Records for the exercise -
========================

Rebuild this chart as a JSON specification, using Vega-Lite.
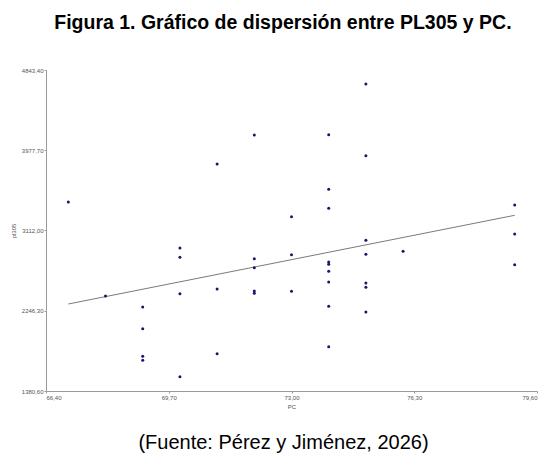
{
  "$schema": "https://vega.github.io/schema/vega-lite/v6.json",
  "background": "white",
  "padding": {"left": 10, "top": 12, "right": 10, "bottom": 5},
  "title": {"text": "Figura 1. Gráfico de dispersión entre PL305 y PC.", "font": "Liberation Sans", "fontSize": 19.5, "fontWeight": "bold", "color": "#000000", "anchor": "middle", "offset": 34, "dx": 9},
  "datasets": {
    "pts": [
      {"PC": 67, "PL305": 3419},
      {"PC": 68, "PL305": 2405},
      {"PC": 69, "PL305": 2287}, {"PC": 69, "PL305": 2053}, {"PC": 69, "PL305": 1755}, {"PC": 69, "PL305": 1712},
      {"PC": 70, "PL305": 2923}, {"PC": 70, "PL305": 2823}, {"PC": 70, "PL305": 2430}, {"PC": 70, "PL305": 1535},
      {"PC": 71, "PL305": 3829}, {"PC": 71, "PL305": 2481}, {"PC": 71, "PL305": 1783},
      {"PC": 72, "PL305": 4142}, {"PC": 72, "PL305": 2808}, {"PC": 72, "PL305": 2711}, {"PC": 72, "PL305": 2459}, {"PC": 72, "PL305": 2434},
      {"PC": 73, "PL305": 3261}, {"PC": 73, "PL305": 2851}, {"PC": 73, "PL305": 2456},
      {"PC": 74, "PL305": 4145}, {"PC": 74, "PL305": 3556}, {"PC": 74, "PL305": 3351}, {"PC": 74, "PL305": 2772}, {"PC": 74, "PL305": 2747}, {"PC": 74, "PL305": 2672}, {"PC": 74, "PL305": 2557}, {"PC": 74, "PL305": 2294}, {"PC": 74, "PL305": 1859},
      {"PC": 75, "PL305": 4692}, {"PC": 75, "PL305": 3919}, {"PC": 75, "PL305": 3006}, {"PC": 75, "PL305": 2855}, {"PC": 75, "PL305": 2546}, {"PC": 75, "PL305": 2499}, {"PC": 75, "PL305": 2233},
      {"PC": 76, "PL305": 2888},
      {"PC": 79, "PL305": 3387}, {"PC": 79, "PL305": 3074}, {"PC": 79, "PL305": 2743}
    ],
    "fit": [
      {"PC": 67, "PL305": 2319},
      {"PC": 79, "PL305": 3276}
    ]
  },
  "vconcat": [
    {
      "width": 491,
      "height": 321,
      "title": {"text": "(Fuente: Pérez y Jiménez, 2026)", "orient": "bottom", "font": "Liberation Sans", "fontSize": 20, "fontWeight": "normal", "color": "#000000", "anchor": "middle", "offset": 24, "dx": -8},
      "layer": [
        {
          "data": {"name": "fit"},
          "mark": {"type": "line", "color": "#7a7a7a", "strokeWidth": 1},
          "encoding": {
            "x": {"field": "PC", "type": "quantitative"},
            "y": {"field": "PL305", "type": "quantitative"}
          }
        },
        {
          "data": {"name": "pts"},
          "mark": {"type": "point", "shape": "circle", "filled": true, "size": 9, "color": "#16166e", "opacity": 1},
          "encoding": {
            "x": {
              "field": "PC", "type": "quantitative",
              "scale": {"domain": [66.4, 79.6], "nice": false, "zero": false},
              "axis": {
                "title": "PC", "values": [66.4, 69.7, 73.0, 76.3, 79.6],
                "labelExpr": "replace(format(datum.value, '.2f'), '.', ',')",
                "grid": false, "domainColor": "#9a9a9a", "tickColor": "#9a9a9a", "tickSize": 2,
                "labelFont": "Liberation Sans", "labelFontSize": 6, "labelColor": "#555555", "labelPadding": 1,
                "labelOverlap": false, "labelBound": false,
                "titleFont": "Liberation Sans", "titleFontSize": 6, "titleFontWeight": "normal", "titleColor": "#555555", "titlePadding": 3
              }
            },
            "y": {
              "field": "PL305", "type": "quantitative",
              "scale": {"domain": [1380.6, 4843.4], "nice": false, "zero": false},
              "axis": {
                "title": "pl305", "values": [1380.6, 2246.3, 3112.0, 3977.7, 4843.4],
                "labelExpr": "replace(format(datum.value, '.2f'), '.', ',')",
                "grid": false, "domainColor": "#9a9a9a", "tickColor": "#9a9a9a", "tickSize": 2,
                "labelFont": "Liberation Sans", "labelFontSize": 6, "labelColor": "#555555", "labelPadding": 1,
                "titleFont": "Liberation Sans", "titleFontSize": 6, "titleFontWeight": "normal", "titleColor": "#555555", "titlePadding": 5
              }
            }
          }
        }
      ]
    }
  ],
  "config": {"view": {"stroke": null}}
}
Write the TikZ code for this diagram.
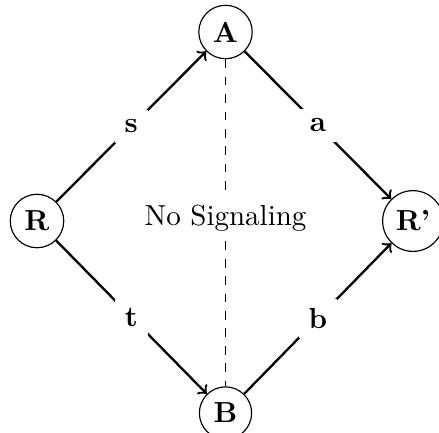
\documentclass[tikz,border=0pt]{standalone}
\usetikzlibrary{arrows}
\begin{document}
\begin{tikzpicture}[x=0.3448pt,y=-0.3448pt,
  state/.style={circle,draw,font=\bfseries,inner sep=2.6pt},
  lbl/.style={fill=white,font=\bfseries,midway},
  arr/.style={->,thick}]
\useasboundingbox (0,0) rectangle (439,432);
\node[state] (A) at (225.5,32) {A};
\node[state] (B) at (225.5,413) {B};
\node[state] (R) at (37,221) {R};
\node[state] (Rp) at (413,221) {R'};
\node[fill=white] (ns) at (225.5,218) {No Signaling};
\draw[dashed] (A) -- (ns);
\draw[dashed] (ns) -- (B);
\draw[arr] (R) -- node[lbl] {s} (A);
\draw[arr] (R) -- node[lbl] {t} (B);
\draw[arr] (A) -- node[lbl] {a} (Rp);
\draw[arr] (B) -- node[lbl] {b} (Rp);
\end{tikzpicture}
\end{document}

========================

Work to be completed -
Select all lines with the word "this" from the entries above.

Result of the task -
Rebuild this chart as a JSON specification, using Vega-Lite.
Write the TikZ code for this diagram.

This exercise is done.